Defendant may transmit payment electronically to the Commission, which will provide detailed ACH transfer/Fedwire instructions upon request. Payment may also be made directly from a bank account via Pay.gov through the SEC website at http://www.sec.gov/about/offices/ofm.htm. Defendant may also pay by certified check, bank cashier's check, or United States postal money order payable to the Securities and Exchange Commission, which shall be delivered or mailed to

Oklahoma City, OK 73169 identifying information to the Commission's counsel in this action. By making this payment, Defendant relinquishes all legal and equitable right, title, and interest in such funds and no part of the funds shall be returned to Defendant. The Commission shall send the funds paid pursuant to this Final Judgment to the United States Treasury.

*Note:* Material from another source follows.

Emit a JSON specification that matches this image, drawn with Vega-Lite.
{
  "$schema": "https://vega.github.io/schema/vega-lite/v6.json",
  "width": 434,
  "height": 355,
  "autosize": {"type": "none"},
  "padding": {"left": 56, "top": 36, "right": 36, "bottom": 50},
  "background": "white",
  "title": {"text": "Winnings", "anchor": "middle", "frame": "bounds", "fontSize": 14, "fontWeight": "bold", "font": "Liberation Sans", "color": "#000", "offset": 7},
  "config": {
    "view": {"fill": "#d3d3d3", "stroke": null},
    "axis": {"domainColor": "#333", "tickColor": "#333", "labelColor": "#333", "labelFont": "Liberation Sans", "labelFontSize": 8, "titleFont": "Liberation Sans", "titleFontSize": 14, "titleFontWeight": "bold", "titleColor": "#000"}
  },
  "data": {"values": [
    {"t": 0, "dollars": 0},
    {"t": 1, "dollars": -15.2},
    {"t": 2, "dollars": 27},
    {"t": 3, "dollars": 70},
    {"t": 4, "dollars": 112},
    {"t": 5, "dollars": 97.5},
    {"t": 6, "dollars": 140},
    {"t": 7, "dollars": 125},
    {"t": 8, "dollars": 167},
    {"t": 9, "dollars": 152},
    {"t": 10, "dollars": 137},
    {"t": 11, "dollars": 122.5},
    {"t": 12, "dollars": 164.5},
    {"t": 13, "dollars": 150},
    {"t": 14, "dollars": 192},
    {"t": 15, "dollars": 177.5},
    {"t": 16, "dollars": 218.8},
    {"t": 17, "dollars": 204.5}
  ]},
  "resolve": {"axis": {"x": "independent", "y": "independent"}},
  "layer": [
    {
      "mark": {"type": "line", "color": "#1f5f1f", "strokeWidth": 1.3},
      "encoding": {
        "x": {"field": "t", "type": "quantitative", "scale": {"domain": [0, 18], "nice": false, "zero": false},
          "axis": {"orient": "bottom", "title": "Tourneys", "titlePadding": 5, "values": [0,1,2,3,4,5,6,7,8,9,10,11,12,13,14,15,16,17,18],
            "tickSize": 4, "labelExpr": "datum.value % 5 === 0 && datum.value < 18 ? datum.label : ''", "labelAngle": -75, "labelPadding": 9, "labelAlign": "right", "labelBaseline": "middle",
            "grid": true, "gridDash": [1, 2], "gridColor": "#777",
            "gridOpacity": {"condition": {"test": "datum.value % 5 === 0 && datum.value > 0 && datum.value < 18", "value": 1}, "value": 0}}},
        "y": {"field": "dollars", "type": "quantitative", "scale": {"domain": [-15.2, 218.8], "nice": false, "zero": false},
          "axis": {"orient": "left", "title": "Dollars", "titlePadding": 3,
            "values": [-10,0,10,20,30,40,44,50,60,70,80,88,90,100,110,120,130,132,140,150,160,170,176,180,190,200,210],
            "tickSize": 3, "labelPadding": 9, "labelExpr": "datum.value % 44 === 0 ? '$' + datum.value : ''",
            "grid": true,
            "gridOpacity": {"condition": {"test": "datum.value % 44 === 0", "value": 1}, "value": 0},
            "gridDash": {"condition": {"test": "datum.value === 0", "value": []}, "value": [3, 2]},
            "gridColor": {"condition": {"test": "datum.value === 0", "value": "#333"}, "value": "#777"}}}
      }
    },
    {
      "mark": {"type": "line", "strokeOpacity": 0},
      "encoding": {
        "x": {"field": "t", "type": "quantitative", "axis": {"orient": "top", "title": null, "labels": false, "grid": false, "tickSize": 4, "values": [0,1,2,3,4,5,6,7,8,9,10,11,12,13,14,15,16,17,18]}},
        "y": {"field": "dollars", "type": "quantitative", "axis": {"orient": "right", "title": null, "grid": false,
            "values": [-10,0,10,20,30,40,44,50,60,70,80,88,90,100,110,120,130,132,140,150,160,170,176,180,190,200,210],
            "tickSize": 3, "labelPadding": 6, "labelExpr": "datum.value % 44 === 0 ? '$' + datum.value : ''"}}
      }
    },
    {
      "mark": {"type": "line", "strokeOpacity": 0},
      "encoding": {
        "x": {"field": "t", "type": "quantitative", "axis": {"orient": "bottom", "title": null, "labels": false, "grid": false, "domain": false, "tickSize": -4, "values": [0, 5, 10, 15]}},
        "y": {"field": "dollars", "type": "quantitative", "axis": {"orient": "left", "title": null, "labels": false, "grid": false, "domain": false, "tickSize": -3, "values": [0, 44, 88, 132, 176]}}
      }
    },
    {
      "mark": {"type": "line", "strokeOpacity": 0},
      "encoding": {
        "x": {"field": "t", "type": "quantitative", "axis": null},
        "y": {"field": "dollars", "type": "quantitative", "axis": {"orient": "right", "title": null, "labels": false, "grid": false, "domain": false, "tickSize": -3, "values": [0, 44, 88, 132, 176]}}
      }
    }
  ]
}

Defendant shall pay post-judgment interest on any delinquent amounts pursuant to 28 USC § 1961.

VIII.

IT IS FURTHER ORDERED, ADJUDGED, AND DECREED that the Consent is incorporated herein with the same force and effect as if fully set forth herein, and that Defendant shall comply with all of the undertakings and agreements set forth therein.

IX.

IT IS FURTHER ORDERED, ADJUDGED, AND DECREED that this Court shall retain jurisdiction of this matter for the purposes of enforcing the terms of this Final Judgment.

X.

There being no just reason for delay, pursuant to Rule 54(b) of the Federal Rules of Civil Procedure, the Clerk is ordered to enter this Judgment forthwith and without further notice.